### Directions for this task
For each line of the data below that holds "Convert", copy the line.

### Excerpted data
══════════════════════════════

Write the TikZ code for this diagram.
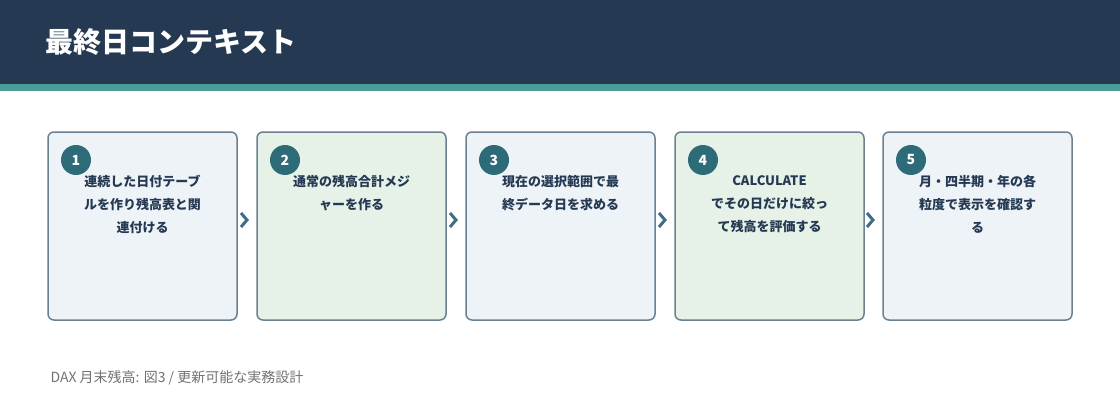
\documentclass[tikz,border=0pt]{standalone}
\usepackage{fontspec}
\setmainfont{Noto Sans CJK JP}
\begin{document}
\begin{tikzpicture}[x=1pt,y=-1pt,
 box/.style={draw=black!30!gray!80!blue!60, draw=boxline, line width=1.5pt, rounded corners=6pt},
 num/.style={circle, fill=teal0, minimum size=30pt, inner sep=0pt, text=white, font=\fontsize{14}{14}\selectfont\bfseries},
 txt/.style={align=center, text=navy, font=\fontsize{13}{23}\selectfont\bfseries, anchor=north},
 chev/.style={draw=chevc, line width=3pt, line cap=butt}]
\definecolor{navy}{HTML}{253A52}
\definecolor{teal0}{HTML}{2E6B78}
\definecolor{stripe}{HTML}{4A9E9A}
\definecolor{boxline}{HTML}{6B8090}
\definecolor{fa}{HTML}{EEF3F8}
\definecolor{fb}{HTML}{E6F1E8}
\definecolor{chevc}{HTML}{3F6E86}
\useasboundingbox (0,0) rectangle (1120,420);
\fill[white] (0,0) rectangle (1120,420);
\fill[navy] (0,0) rectangle (1120,84);
\fill[stripe] (0,84) rectangle (1120,91);
\node[anchor=west,text=white,font=\fontsize{28}{28}\selectfont\bfseries] (title) at (42,42) {最終日コンテキスト};
\foreach \i/\x/\c/\t in {1/48/fa/{連続した日付テーブ\\ルを作り残高表と関\\連付ける},
 2/257/fb/{通常の残高合計メジ\\ャーを作る},
 3/466/fa/{現在の選択範囲で最\\終データ日を求める},
 4/675/fb/{CALCULATE\\でその日だけに絞っ\\て残高を評価する},
 5/883/fa/{月・四半期・年の各\\粒度で表示を確認す\\る}}{
 \draw[box, fill=\c] (\x,132) rectangle ++(189,188);
 \node[num] (n\i) at (\x+28,160) {\i};
 \node[txt] (t\i) at (\x+94.5,172) {\t};
}
\foreach \x/\n in {244/a,453/b,662/c,870/d}{
 \coordinate (\n1) at (\x-3,213); \coordinate (\n2) at (\x+3,220); \coordinate (\n3) at (\x-3,227);
 \draw[chev] (\n1) -- (\n2) -- (\n3);
}
\node[anchor=west,text=gray!90!black,font=\fontsize{14}{14}\selectfont] (foot) at (47,378) {DAX 月末残高: 図3 / 更新可能な実務設計};
\end{tikzpicture}
\end{document}
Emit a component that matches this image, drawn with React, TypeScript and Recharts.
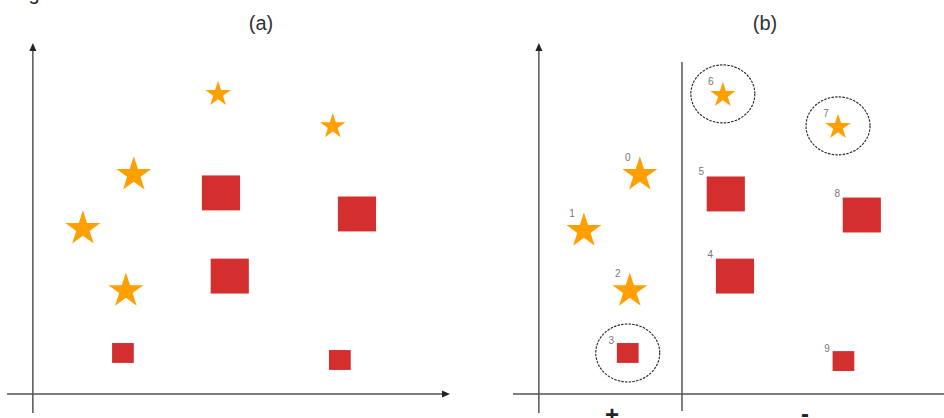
import React from 'react';
import { ScatterChart, Scatter, XAxis, YAxis, ZAxis, ReferenceLine } from 'recharts';

// (a) the weighted sample, w = weight (1 small, 2 large)
const starsA = [
  { x: 44.4, y: 85.8, w: 1 },
  { x: 71.9, y: 76.6, w: 1 },
  { x: 24.2, y: 63.0, w: 2 },
  { x: 12.0, y: 47.6, w: 2 },
  { x: 22.3, y: 29.9, w: 2 },
];
const squaresA = [
  { x: 45.1, y: 57.3, w: 2 },
  { x: 77.7, y: 51.3, w: 2 },
  { x: 47.2, y: 33.6, w: 2 },
  { x: 21.6, y: 11.7, w: 1 },
  { x: 73.6, y: 9.7, w: 1 },
];

// (b) same sample, numbered, split by a stump
const starsB = [
  { id: 0, x: 24.2, y: 63.0, w: 2 },
  { id: 1, x: 10.8, y: 47.0, w: 2 },
  { id: 2, x: 21.8, y: 29.9, w: 2 },
  { id: 6, x: 44.1, y: 85.5, w: 1 },
  { id: 7, x: 71.7, y: 76.4, w: 1 },
];
const squaresB = [
  { id: 3, x: 21.3, y: 11.7, w: 1 },
  { id: 4, x: 47.0, y: 33.6, w: 2 },
  { id: 5, x: 44.8, y: 57.0, w: 2 },
  { id: 8, x: 77.4, y: 51.0, w: 2 },
  { id: 9, x: 73.0, y: 9.4, w: 1 },
];
const circled = [3, 6, 7];
const splitX = 34.3;
const splitTop = 94.6;
const titles = ['(a)', '(b)'];
const sideLabels = ['+', '-'];

const ORANGE = '#ffa000';
const RED = '#d32f2f';
const AXIS = '#555';
const FONT = '"Liberation Sans", Arial, sans-serif';

const starPath = (cx: number, cy: number, R: number) => {
  const r = R * 0.382;
  const oy = cy + 0.0955 * R;
  let d = '';
  for (let i = 0; i < 10; i++) {
    const rad = i % 2 ? r : R;
    const a = -Math.PI / 2 + (i * Math.PI) / 5;
    d += (i ? 'L' : 'M') + (cx + rad * Math.cos(a)).toFixed(2) + ',' + (oy + rad * Math.sin(a)).toFixed(2);
  }
  return d + 'Z';
};

const idText = (x: number, y: number, v: any) => (
  <text x={x} y={y} fontSize={10} fill="#777" fontFamily={FONT} textAnchor="middle" dominantBaseline="central">
    {v}
  </text>
);

const starShape = (labelled: boolean) => (p: any) => {
  const W = p.width || 30;
  const R = W / 1.902;
  return (
    <g>
      <path d={starPath(p.cx, p.cy, R)} fill={ORANGE} />
      {labelled && idText(p.cx - 12, p.cy - (R * 0.5 + 6), p.payload.id)}
    </g>
  );
};

const squareShape = (labelled: boolean) => (p: any) => {
  const W = p.width || 30;
  const w = W * 1.06;
  const h = W * 0.97;
  return (
    <g>
      <rect x={p.cx - w / 2} y={p.cy - h / 2} width={w} height={h} fill={RED} />
      {labelled && idText(p.cx - w / 2 - 5.5, p.cy - h * 0.63, p.payload.id)}
    </g>
  );
};

const ringShape = (p: any) => (
  <ellipse cx={p.cx} cy={p.cy} rx={32} ry={29} fill="none" stroke="#222" strokeWidth={1.1} strokeDasharray="2.5 1.2" />
);

const arrow = (head: boolean) => (p: any) => {
  const { x1, y1, x2, y2 } = p;
  const len = Math.hypot(x2 - x1, y2 - y1) || 1;
  const ux = (x2 - x1) / len;
  const uy = (y2 - y1) / len;
  const bx = x2 - ux * 8;
  const by = y2 - uy * 8;
  return (
    <g>
      <line x1={x1} y1={y1} x2={head ? bx : x2} y2={head ? by : y2} stroke={AXIS} strokeWidth={1.5} />
      {head && (
        <polygon
          points={`${x2},${y2} ${bx - uy * 3.5},${by + ux * 3.5} ${bx + uy * 3.5},${by - ux * 3.5}`}
          fill="#222"
        />
      )}
    </g>
  );
};

const Panel = ({ left, xMax, margin, stars, squares, numbered, split }: any) => (
  <div style={{ position: 'absolute', left, top: 0 }}>
    <ScatterChart width={472} height={418} margin={margin}>
      <XAxis type="number" dataKey="x" domain={[-6.2, xMax]} allowDataOverflow hide />
      <YAxis type="number" dataKey="y" domain={[-5.4, 100]} allowDataOverflow hide />
      <ZAxis zAxisId="star" type="number" dataKey="w" domain={[1, 2]} range={[511, 962]} />
      <ZAxis zAxisId="sq" type="number" dataKey="w" domain={[1, 2]} range={[330, 1018]} />
      <ZAxis zAxisId="ring" type="number" range={[64, 64]} />
      <ReferenceLine
        segment={[{ x: -6.2, y: 0 }, { x: xMax, y: 0 }]}
        ifOverflow="visible"
        shape={arrow(!split)}
      />
      <ReferenceLine
        segment={[{ x: 0, y: -5.4 }, { x: 0, y: 100 }]}
        ifOverflow="visible"
        shape={arrow(true)}
      />
      {split && (
        <ReferenceLine
          segment={[{ x: splitX, y: -4.8 }, { x: splitX, y: splitTop }]}
          ifOverflow="visible"
          stroke={AXIS}
          strokeWidth={1.5}
        />
      )}
      {numbered && (
        <Scatter
          data={[...starsB, ...squaresB].filter((d) => circled.includes(d.id))}
          zAxisId="ring"
          shape={ringShape}
          isAnimationActive={false}
        />
      )}
      <Scatter data={stars} zAxisId="star" shape={starShape(numbered)} isAnimationActive={false} />
      <Scatter data={squares} zAxisId="sq" shape={squareShape(numbered)} isAnimationActive={false} />
    </ScatterChart>
  </div>
);

export default function App() {
  return (
    <div style={{ position: 'absolute', left: 0, top: 0, width: 944, height: 418, background: '#fff', overflow: 'hidden' }}>
      <Panel left={0} xMax={100} margin={{ top: 43, right: 22, bottom: 5, left: 7 }} stars={starsA} squares={squaresA} />
      <Panel
        left={472}
        xMax={97.1}
        margin={{ top: 43, right: 0, bottom: 5, left: 41 }}
        stars={starsB}
        squares={squaresB}
        numbered
        split
      />
      <svg width={944} height={418} style={{ position: 'absolute', left: 0, top: 0, pointerEvents: 'none' }}>
        <text x={34} y={0} fontSize={20} fill="#222" fontFamily={FONT} textAnchor="middle">g</text>
        <text x={261} y={30} fontSize={20} fill="#333" fontFamily={FONT} textAnchor="middle">{titles[0]}</text>
        <text x={765} y={30} fontSize={20} fill="#333" fontFamily={FONT} textAnchor="middle">{titles[1]}</text>
        <text x={612} y={423} fontSize={24} fontWeight="bold" fill="#222" fontFamily={FONT} textAnchor="middle">{sideLabels[0]}</text>
        <text x={805} y={421.5} fontSize={24} fontWeight="bold" fill="#222" fontFamily={FONT} textAnchor="middle">{sideLabels[1]}</text>
      </svg>
    </div>
  );
}
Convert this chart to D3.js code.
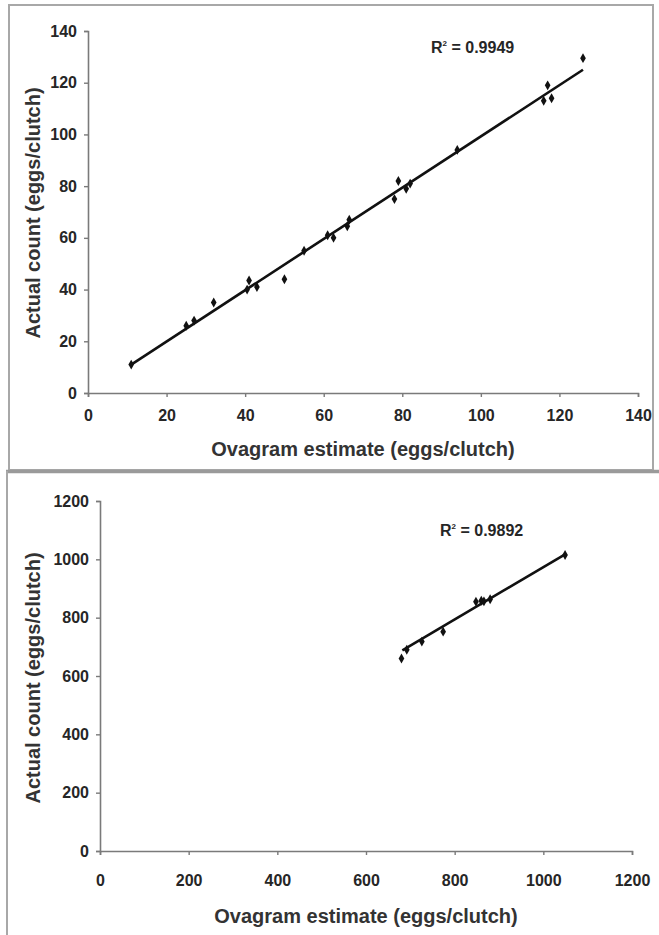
<!DOCTYPE html>
<html>
<head>
<meta charset="utf-8">
<script src="https://cdn.jsdelivr.net/npm/d3@7"></script>
<style>
  html, body { margin: 0; padding: 0; background: #fff; }
  svg { display: block; }
</style>
</head>
<body>
<svg id="fig" width="659" height="935"></svg>
<script>
// Panel A: small clutches (eggs/clutch)
const estimateA = [11, 25, 27, 32, 40.5, 41, 43, 50, 55, 61, 62.5, 66, 66.5, 78, 79, 81, 82, 94, 116, 117, 118, 126];
const countA    = [11, 26, 28, 35, 40, 43.5, 41, 44, 55, 61, 60, 64.5, 67, 75, 82, 79, 81, 94, 113, 119, 114, 129.5];
const trendA    = [[11, 11], [126, 125]];
const r2A       = "0.9949";
const ticksA    = [0, 20, 40, 60, 80, 100, 120, 140];

// Panel B: large clutches (eggs/clutch)
const estimateB = [680, 692, 726, 774, 848, 860, 866, 880, 1049];
const countB    = [660, 690, 718, 752, 855, 858, 856, 863, 1015];
const trendB    = [[682, 688], [1049, 1017]];
const r2B       = "0.9892";
const ticksB    = [0, 200, 400, 600, 800, 1000, 1200];

const xTitle = "Ovagram estimate (eggs/clutch)";
const yTitle = "Actual count (eggs/clutch)";

const FONT = "'Liberation Sans', Arial, Helvetica, sans-serif";
const svg = d3.select("#fig");

// panel frames
const frame = svg.append("g").attr("fill", "none");
frame.append("rect").attr("x", 9).attr("y", 5).attr("width", 644).attr("height", 465)
  .attr("stroke", "#a8a8a8").attr("stroke-width", 2);
frame.append("line").attr("x1", 6).attr("x2", 659).attr("y1", 471.5).attr("y2", 471.5)
  .attr("stroke", "#9a9a9a").attr("stroke-width", 3.5);
frame.append("line").attr("x1", 7).attr("x2", 7).attr("y1", 471).attr("y2", 935)
  .attr("stroke", "#a8a8a8").attr("stroke-width", 2);

function panel(cfg) {
  const x = d3.scaleLinear().domain(cfg.domain).range([cfg.left, cfg.right]);
  const y = d3.scaleLinear().domain(cfg.domain).range([cfg.bottom, cfg.top]);
  const g = svg.append("g");
  const fmt = d3.format("d");

  const xAxis = g.append("g")
    .attr("transform", `translate(0,${cfg.bottom})`)
    .call(d3.axisBottom(x).tickValues(cfg.ticks).tickFormat(fmt)
      .tickSize(4).tickSizeOuter(4).tickPadding(cfg.xPad));
  const yAxis = g.append("g")
    .attr("transform", `translate(${cfg.left},0)`)
    .call(d3.axisLeft(y).tickValues(cfg.ticks).tickFormat(fmt)
      .tickSize(4).tickSizeOuter(4).tickPadding(7));

  [xAxis, yAxis].forEach(a => {
    a.select(".domain").attr("stroke", "#7a7a7a").attr("stroke-width", 1.6);
    a.selectAll(".tick line").attr("stroke", "#7a7a7a").attr("stroke-width", 1.4);
    a.selectAll("text")
      .attr("font-family", FONT).attr("font-weight", "bold")
      .attr("font-size", 16).attr("fill", "#262626");
  });

  // fitted line
  g.append("path")
    .datum(cfg.trend)
    .attr("d", d3.line().x(d => x(d[0])).y(d => y(d[1])))
    .attr("fill", "none").attr("stroke", "#111").attr("stroke-width", 2.6);

  // observations
  g.append("g").selectAll("path")
    .data(cfg.xs.map((v, i) => [v, cfg.ys[i]]))
    .join("path")
    .attr("transform", d => `translate(${x(d[0])},${y(d[1])})`)
    .attr("d", d3.symbol(d3.symbolDiamond, 28))
    .attr("fill", "#111");

  // R² annotation
  const r = g.append("text")
    .attr("x", cfg.r2x).attr("y", cfg.r2y)
    .attr("font-family", FONT).attr("font-weight", "bold")
    .attr("font-size", 16).attr("fill", "#262626");
  r.append("tspan").text("R");
  r.append("tspan").attr("font-size", 8).attr("dy", -7).text("2");
  r.append("tspan").attr("dy", 7).text(" = " + cfg.r2);

  // axis titles
  g.append("text")
    .attr("x", (cfg.left + cfg.right) / 2).attr("y", cfg.xTitleY)
    .attr("text-anchor", "middle")
    .attr("font-family", FONT).attr("font-weight", "bold")
    .attr("font-size", 20).attr("fill", "#333")
    .text(xTitle);
  g.append("text")
    .attr("transform", `translate(${cfg.yTitleX},${cfg.yTitleY}) rotate(-90)`)
    .attr("text-anchor", "middle")
    .attr("font-family", FONT).attr("font-weight", "bold")
    .attr("font-size", 20).attr("fill", "#333")
    .text(yTitle);
}

panel({
  domain: [0, 140], ticks: ticksA,
  left: 88, right: 638, top: 31, bottom: 393, xPad: 13,
  xs: estimateA, ys: countA, trend: trendA, r2: r2A,
  r2x: 431, r2y: 53,
  xTitleY: 456, yTitleX: 40, yTitleY: 213
});

panel({
  domain: [0, 1200], ticks: ticksB,
  left: 100, right: 632, top: 501, bottom: 851, xPad: 20,
  xs: estimateB, ys: countB, trend: trendB, r2: r2B,
  r2x: 440, r2y: 536,
  xTitleY: 923, yTitleX: 40, yTitleY: 678
});
</script>
</body>
</html>
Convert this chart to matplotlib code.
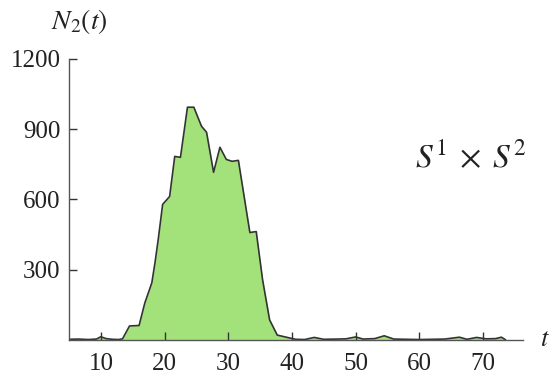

══════════════════════════════

### Complete answer
Convert this chart to D3.js code.
Convert this chart to matplotlib code.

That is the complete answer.